Jockeying for the Labour leadership election has already started among Gordon Brown's Cabinet ministers while the Prime Minister is in Japan for the G8 summit. One Cabinet minister has told friends: "I've even put out feelers to the Campaign Group [the left-wingers led by John McDonnell]. You never know who you might need."

There is a serious split developing between those Labour MPs who are resigned to the party losing the next general election to the Tories, and those who don’t want to lose their jobs and will do anything to save them - including going in to tell Brown he must go.

There is a growing belief that if Labour loses the Glasgow East by-election on July 24, there will be a move against the PM and it will come around the time of the TUC conference in September. As the Glasgow East constituency party meets today to chose its candidate following the withdrawal for family reasons - which few believe - of the favoured candidate George Ryan, one senior minister told me: "We are going to lose Glasgow East and we should be planning for the aftermath."
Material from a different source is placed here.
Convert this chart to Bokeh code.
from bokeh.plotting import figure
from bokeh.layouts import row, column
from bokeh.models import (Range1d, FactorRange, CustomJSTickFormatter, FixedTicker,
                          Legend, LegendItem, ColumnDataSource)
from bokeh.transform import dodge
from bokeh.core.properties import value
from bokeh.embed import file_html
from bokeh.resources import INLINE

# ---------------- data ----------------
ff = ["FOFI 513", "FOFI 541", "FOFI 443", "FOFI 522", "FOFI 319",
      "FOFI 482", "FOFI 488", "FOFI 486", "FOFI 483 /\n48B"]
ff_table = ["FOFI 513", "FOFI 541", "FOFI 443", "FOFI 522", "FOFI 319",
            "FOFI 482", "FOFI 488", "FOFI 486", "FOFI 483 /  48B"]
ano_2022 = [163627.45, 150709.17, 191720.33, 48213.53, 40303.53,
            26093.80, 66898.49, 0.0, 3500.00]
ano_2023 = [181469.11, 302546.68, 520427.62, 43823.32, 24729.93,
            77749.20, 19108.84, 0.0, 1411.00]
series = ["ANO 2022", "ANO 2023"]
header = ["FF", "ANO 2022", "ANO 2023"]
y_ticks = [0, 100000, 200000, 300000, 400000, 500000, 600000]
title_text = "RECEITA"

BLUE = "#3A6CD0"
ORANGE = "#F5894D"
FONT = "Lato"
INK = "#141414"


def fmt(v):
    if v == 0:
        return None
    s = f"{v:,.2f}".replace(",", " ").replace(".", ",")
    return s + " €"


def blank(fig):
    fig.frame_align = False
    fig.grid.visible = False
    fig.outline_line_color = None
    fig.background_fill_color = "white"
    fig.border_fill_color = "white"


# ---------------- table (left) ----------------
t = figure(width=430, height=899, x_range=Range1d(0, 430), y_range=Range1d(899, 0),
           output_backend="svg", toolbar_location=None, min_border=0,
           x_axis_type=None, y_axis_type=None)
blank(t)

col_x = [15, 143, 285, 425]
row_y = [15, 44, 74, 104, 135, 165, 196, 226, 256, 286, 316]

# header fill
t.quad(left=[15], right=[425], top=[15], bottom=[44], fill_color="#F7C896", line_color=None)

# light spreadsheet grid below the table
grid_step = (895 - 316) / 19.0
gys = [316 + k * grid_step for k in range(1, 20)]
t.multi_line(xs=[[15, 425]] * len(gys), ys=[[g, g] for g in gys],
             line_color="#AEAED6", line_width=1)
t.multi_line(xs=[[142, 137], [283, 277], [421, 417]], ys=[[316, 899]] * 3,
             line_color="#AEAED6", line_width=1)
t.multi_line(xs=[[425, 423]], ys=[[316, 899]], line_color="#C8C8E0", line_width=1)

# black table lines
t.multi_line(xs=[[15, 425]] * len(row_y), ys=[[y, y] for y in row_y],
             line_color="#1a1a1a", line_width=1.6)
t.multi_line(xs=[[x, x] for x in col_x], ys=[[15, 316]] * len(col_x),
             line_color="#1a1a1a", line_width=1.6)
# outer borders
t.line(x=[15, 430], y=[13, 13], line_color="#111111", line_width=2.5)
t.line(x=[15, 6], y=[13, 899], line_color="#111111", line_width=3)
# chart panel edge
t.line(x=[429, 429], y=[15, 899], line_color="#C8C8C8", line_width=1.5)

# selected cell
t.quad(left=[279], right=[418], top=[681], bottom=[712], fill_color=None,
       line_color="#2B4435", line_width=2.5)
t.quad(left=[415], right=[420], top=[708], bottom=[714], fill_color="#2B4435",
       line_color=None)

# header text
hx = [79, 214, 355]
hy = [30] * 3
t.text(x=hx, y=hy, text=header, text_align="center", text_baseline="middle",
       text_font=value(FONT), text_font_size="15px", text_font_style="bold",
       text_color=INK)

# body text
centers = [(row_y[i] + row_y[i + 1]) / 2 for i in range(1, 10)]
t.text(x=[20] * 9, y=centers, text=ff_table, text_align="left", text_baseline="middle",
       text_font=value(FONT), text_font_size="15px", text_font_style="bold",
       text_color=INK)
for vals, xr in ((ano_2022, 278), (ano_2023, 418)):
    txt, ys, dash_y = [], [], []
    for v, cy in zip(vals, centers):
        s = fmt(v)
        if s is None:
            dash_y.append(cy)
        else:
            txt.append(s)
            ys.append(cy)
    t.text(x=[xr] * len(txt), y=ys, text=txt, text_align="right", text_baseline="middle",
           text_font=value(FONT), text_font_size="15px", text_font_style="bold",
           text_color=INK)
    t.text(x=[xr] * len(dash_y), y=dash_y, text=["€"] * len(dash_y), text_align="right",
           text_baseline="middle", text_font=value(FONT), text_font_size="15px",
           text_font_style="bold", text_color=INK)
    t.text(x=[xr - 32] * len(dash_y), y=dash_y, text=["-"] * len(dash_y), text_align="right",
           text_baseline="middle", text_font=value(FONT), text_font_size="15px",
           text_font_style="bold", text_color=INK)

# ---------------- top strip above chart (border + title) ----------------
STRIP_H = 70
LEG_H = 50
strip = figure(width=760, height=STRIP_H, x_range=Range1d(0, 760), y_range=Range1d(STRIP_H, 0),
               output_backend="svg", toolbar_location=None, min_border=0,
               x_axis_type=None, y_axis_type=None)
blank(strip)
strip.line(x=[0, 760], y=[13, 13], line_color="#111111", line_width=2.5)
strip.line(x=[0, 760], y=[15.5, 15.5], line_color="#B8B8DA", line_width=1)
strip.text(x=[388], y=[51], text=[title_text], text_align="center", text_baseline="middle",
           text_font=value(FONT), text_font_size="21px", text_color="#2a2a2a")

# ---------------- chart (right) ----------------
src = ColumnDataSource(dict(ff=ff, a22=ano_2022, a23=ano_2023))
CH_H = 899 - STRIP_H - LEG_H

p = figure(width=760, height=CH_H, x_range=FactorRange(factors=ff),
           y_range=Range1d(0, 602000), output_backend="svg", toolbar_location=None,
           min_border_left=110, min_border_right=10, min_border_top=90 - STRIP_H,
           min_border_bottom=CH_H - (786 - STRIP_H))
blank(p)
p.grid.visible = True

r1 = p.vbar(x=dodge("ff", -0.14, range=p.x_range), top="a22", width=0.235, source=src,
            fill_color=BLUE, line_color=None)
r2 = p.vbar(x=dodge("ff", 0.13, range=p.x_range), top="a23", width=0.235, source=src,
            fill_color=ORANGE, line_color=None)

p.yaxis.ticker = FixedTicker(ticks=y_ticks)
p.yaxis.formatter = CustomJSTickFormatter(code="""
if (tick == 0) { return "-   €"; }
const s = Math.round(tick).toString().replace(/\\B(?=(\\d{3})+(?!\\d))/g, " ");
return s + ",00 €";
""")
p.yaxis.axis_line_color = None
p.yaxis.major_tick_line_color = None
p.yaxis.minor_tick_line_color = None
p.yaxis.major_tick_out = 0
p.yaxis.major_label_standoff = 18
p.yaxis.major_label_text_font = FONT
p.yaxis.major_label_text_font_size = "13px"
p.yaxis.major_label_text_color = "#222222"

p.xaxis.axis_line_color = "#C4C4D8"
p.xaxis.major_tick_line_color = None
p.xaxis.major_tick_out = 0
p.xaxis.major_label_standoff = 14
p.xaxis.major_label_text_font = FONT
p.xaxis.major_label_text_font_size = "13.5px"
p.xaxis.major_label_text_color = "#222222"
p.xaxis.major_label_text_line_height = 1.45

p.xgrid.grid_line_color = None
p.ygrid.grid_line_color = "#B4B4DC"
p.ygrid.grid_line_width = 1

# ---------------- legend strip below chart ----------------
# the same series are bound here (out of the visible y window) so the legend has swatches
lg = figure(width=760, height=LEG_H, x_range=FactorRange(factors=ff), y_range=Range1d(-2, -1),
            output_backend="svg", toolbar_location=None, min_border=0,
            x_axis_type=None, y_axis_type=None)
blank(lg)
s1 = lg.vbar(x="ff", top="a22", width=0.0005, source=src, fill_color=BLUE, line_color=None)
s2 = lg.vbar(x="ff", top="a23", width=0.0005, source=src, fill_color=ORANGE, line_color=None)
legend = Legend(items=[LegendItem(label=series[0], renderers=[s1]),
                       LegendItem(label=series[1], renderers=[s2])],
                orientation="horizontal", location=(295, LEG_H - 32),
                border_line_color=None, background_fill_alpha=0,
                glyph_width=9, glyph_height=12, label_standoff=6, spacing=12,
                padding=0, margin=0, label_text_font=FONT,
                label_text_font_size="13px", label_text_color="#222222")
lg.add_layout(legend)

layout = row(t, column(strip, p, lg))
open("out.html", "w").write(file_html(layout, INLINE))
The main runners and riders to replace Brown are the two heavyweights of the Cabinet, Alan Johnson, the Health Secretary, and Jack Straw, the Justice Secretary. The younger contender David Miliband, the Foreign Secretary, would be guaranteed Blairite votes, but is being seen as too much of a geek to win against the Tories' David Cameron.
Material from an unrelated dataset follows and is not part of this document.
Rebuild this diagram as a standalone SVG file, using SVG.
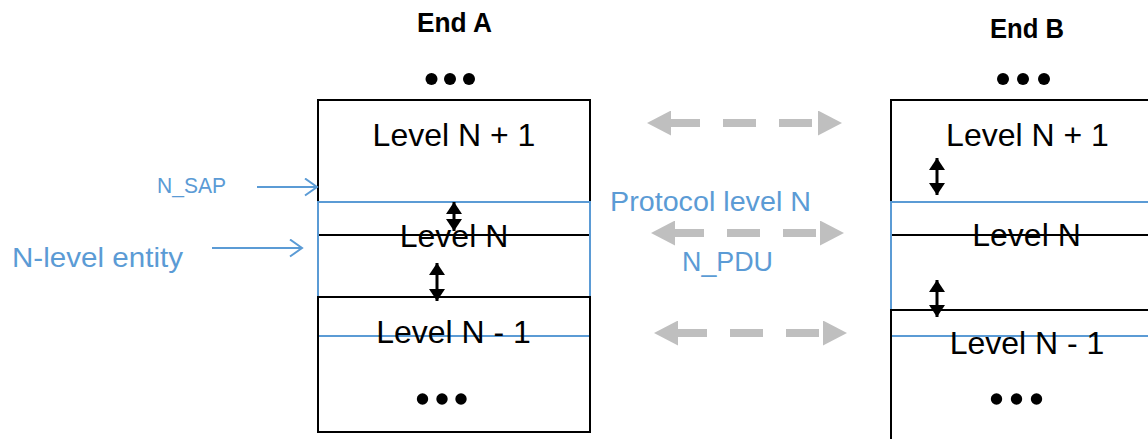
<svg xmlns="http://www.w3.org/2000/svg" width="1148" height="439" viewBox="0 0 1148 439">
  <style>
    .box { fill: none; stroke: #000; stroke-width: 2; }
    .ent { fill: none; stroke: #5B9BD5; stroke-width: 2; }
    .lvl { font-family: "Liberation Sans", Arial, sans-serif; font-size: 32px; fill: #000; text-anchor: middle; }
    .end { font-family: "Liberation Sans", Arial, sans-serif; font-size: 28px; font-weight: bold; fill: #000; }
    .blue { font-family: "Liberation Sans", Arial, sans-serif; fill: #5B9BD5; }
    .dot { fill: #000; }
    .dbl { stroke: #000; stroke-width: 3; marker-start: url(#blk); marker-end: url(#blk); }
    .gray { stroke: #BFBFBF; stroke-width: 8; stroke-dasharray: 29 23 33 23 33 23; marker-start: url(#gry); marker-end: url(#gry); }
    .ptr { stroke: #5B9BD5; stroke-width: 2; fill: none; marker-end: url(#opn); }
  </style>
  <defs>
    <marker id="blk" viewBox="0 0 12 16" refX="12" refY="8" markerWidth="12" markerHeight="16" markerUnits="userSpaceOnUse" orient="auto-start-reverse">
      <path d="M0,0 L12,8 L0,16 Z" fill="#000"/>
    </marker>
    <marker id="gry" viewBox="0 0 24 25" refX="0" refY="12.5" markerWidth="24" markerHeight="25" markerUnits="userSpaceOnUse" orient="auto-start-reverse">
      <path d="M0,0 L24,12.5 L0,25 Z" fill="#BFBFBF"/>
    </marker>
    <marker id="opn" viewBox="0 0 15 19" refX="13" refY="9.5" markerWidth="15" markerHeight="19" markerUnits="userSpaceOnUse" orient="auto">
      <path d="M1,1 L13,9.5 L1,18" fill="none" stroke="#5B9BD5" stroke-width="2"/>
    </marker>
  </defs>

  <g id="endA">
    <text class="end" x="417" y="32" textLength="75" lengthAdjust="spacingAndGlyphs">End A</text>
    <circle class="dot" cx="431.5" cy="79" r="6"/>
    <circle class="dot" cx="450" cy="79" r="6"/>
    <circle class="dot" cx="469" cy="79" r="6"/>
    <rect class="box" x="318" y="100" width="272" height="135"/>
    <rect class="ent" x="318" y="202" width="272" height="134"/>
    <rect class="box" x="318" y="297" width="272" height="135"/>
    <text class="lvl" x="454" y="146">Level N + 1</text>
    <text class="lvl" x="454" y="247">Level N</text>
    <text class="lvl" x="453.5" y="343">Level N - 1</text>
    <circle class="dot" cx="422.5" cy="399" r="5.7"/>
    <circle class="dot" cx="442" cy="399" r="5.7"/>
    <circle class="dot" cx="461" cy="399" r="5.7"/>
  </g>

  <g id="endB">
    <text class="end" x="990" y="38" textLength="74" lengthAdjust="spacingAndGlyphs">End B</text>
    <circle class="dot" cx="1003" cy="79" r="6"/>
    <circle class="dot" cx="1023" cy="79" r="6"/>
    <circle class="dot" cx="1044" cy="79" r="6"/>
    <rect class="box" x="891" y="100" width="272" height="135"/>
    <rect class="ent" x="891" y="202" width="272" height="134"/>
    <rect class="box" x="891" y="310" width="272" height="140"/>
    <text class="lvl" x="1027.5" y="146">Level N + 1</text>
    <text class="lvl" x="1026.5" y="246">Level N</text>
    <text class="lvl" x="1027" y="354">Level N - 1</text>
    <circle class="dot" cx="996.5" cy="399" r="5.7"/>
    <circle class="dot" cx="1016.5" cy="399" r="5.7"/>
    <circle class="dot" cx="1036.5" cy="399" r="5.7"/>
  </g>

  <g id="labels">
    <text class="blue" x="157" y="193" font-size="22.5" textLength="69" lengthAdjust="spacingAndGlyphs">N_SAP</text>
    <text class="blue" x="12" y="267" font-size="28" textLength="171" lengthAdjust="spacingAndGlyphs">N-level entity</text>
    <text class="blue" x="610" y="211" font-size="27" textLength="201" lengthAdjust="spacingAndGlyphs">Protocol level N</text>
    <text class="blue" x="682" y="271" font-size="27" textLength="91" lengthAdjust="spacingAndGlyphs">N_PDU</text>
  </g>

  <g id="connectors">
    <line class="ptr" x1="257" y1="187" x2="317" y2="187"/>
    <line class="ptr" x1="212" y1="248" x2="302" y2="248"/>
    <line class="dbl" x1="454" y1="202" x2="454" y2="231"/>
    <line class="dbl" x1="437" y1="263" x2="437" y2="301"/>
    <line class="dbl" x1="937" y1="158" x2="937" y2="195"/>
    <line class="dbl" x1="937" y1="280" x2="937" y2="317"/>
    <line class="gray" x1="671" y1="123" x2="818" y2="123"/>
    <line class="gray" x1="675" y1="233" x2="820" y2="233"/>
    <line class="gray" x1="678" y1="333" x2="823" y2="333"/>
  </g>
</svg>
But it could be a big field, given the egos of MPs. Harriet Harman's allies have been putting out feelers to find out how popular she would be in a leadership race. She might be able to corner the block vote of the sisterhood, but they would have got a flea in their ear from most of the men on the Labour backbenches.

Harriet is seen as one obstacle to Gordon appointing a Deputy Prime Minister to beef up the Government. He may be using Harriet's feelings as a way of deflecting demands for him to appoint a successor to Prezza, but he is privately saying that as the elected deputy leader, she would be upset if she was not DPM and he's not going to give her the job.

It's a classic case of Brown dithering. It's not even clear that he will have a reshuffle before the summer recess, although he needs to act fast to stop the rot. His judgment is now coming under fire from some of those close to him.

His decision to go ahead with the 42-days detention without charge for terrorist suspects is likely to be rebuffed in the Lords tomorrow on the second reading of the anti-terror legislation. He is facing an extraordinary revolt during the committee stage of the Bill in the Lords by some of Tony Blair's most senior allies led by Lord Falconer and Lord Goldsmith, the former Lord Chancellor and the Attorney General.

By the time the Lords get to defeat the Government, it could be the overspill of Parliament in October or November. By then, if Glasgow East goes badly, there could be a new leader on the way.

Brown's Cabinet colleagues privately say that Gordon's tragedy was that he never ran a department other than the Treasury where he could micro-manage to his heart's content, buoyed by a golden economic period. "He doesn't understand that in politics shit happens," said one of his allies.